In my life there were just very few people that were more “alive” than Michael Reeves.   When you knew you were going to be with him you also knew you were going to hear about adventures already taken, or those that were impending.  I have to be honest, he and I had not spent long nights in deep philosophical conversations, we had not known each other all our lives, but you were always a friend in his presence.    I knew him mostly through his beloved partner in life, and my colleague, Mary, but I had the great privilege of spending moments only with him, diving with him and my son in Hawaii, grilling sardines on his deck, sitting in his living room watching comedians, and laughing together.

Michael was a man of adventure.  He liked being outside, and he liked doing stuff.   A day hike might have enlightened my life in a day, and be adventure enough, but Michael would go gliding, as in a glider pulled behind a plane, something else he was qualified for and knew how to do.  I will never forget him bringing his Ipad video of that glider trip back to show us all.  I might go out for a light and calm swim after a long day, and Michael would be skin diving for an hour, his head bobbing up only sporadically as I already sat wasted on the shore.  I am a Divemaster, and yet I could not hold a candle to where Michael had been diving, what he had done, or seen.

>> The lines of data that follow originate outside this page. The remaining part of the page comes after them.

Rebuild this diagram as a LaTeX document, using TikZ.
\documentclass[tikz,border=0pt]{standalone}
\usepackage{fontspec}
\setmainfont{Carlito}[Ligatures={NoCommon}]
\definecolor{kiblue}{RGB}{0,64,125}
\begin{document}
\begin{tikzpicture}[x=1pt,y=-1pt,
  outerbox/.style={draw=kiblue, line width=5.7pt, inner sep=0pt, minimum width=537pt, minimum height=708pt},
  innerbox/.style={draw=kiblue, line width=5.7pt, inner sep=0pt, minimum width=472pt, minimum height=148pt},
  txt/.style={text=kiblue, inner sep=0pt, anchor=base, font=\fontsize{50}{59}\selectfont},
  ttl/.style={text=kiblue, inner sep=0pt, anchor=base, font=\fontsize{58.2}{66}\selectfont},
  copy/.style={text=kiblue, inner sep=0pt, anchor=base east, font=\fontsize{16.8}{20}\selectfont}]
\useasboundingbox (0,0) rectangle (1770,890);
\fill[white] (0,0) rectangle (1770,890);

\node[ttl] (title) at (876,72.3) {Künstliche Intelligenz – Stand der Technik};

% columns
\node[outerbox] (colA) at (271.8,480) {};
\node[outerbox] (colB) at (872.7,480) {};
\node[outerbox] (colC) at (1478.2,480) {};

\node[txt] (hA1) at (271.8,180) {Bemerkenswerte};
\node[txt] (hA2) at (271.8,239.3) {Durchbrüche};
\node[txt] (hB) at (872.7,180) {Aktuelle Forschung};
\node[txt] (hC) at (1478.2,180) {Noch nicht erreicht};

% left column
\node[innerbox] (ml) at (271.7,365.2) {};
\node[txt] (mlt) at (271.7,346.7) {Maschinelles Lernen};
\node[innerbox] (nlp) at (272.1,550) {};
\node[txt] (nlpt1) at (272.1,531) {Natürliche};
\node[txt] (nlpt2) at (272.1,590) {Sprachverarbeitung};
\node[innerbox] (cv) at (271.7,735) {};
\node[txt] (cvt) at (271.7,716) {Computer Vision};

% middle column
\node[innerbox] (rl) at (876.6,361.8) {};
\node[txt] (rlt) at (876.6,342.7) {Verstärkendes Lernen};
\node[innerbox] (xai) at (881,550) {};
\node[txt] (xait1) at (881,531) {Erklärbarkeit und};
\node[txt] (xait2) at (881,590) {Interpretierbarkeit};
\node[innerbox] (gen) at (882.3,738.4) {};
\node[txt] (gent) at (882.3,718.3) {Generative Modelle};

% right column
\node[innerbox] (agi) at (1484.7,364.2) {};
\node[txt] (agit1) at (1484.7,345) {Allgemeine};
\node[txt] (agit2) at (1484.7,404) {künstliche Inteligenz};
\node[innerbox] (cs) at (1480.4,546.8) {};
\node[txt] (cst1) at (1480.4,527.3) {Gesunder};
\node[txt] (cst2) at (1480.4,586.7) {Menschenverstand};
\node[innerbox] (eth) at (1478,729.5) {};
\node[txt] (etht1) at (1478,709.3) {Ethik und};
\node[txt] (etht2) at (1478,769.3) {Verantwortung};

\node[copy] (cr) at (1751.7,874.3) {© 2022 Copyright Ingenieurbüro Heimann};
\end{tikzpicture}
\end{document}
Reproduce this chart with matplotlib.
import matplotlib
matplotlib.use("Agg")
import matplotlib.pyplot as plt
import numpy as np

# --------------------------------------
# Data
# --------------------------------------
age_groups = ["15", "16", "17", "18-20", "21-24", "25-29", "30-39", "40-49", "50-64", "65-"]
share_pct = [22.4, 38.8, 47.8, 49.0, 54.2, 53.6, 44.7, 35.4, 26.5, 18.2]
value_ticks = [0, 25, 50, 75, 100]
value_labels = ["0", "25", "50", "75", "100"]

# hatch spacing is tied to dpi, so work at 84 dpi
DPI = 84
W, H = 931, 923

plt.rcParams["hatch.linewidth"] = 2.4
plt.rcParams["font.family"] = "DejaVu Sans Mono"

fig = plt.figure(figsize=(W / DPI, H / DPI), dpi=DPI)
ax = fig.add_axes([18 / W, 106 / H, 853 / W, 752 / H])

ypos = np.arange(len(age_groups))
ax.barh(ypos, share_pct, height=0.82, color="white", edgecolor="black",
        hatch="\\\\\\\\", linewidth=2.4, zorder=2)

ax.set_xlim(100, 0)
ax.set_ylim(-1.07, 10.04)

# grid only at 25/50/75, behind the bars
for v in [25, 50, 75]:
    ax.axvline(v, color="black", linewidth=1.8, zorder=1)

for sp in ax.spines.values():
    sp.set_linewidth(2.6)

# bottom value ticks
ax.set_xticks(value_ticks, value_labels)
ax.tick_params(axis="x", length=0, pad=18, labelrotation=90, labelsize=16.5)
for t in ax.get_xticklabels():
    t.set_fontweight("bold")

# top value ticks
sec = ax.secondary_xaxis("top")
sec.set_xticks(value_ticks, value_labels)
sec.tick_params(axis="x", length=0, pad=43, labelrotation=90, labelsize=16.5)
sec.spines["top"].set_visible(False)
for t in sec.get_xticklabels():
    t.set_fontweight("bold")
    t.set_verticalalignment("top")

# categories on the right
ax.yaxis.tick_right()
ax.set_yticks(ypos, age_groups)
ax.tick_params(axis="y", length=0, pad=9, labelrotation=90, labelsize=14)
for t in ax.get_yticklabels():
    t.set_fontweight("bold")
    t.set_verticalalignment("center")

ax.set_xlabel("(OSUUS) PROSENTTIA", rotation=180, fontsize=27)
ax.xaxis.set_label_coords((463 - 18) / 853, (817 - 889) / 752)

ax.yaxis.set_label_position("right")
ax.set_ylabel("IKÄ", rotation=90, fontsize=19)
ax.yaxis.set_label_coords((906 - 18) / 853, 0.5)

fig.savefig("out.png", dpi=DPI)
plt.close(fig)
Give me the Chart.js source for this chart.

Quite frankly I am not sure I could have brought anything up that he had not at least tried.  Shortly after hearing the words, Michael Reeves is dead, I took my son to college orientation at his Jesuit University, where I heard the Chaplain talk about the fact that Ignatius truly wanted people to be “soul persons.”  Yes, it was the hope that they be smart, learned, but more than that they be people of character, of conscience, of integrity and feeling for the world around them, persons that engaged that world, balanced in mind and heart, soul persons.

Once again, by this death, this cessation of being in this world, I am reminded how fleeting life is, and that we only get so many trips around the sun before our time to exit comes.  For the most part, we are not given the luxury or burden of knowing how that will happen.   Michael surely did not set out on his bike ride thinking it would be his last earthly act, and yet, so it was.  Now, on this side of that tragic reality,  I think about his great devotion to being “out there,” and go, he did.  That is what he did, he engaged this world.  He could have stayed home, played it safe, but he didn’t do that much, and for it,  I admired him so.  Though some of us are called to it, I have never thought of Michael Reeves as a person that could, or would, leave this life slowly.   It is how I will remember him and in some small measure hope to live a bit more like him in the days that remain for me.

Hunter Thompson once wrote

Life should not be a journey to the grave with the intention of arriving safely in a pretty and well preserved body, but rather to skid in broadside in a cloud of smoke, thoroughly used up, totally worn out, and loudly proclaiming “Wow! What a Ride!”

I think Michael believed that and lived it completely.  To my beloved friend, and his soulmate Mary, and to his children and family, I say what you must know.  Every breath, including his last, was filled with love for you.

We usually say, in the Church, “May his soul and the souls of all the departed rest in peace.”  But I have to say I find that just almost laughable to say for Michael.   Somehow “rest” is not what fits with him, as much as something new, a unique journey.

So I pray for a peace that is filled with the awe inspiring new, with love and long, peaceful rides to new places, offering vistas never before imagined.  My faith is just strangely traditional enough to imagine Michael welcoming me someday with amazing stories of what is to be.

Michael Reeves is dead.  In our Christian tradition we believe that is only an earthly reality, and not the end and a I am among those who believe it. Michael Reeves was a soul person and it is indeed one wonderful, gracious, loving, and whole soul heaven has received.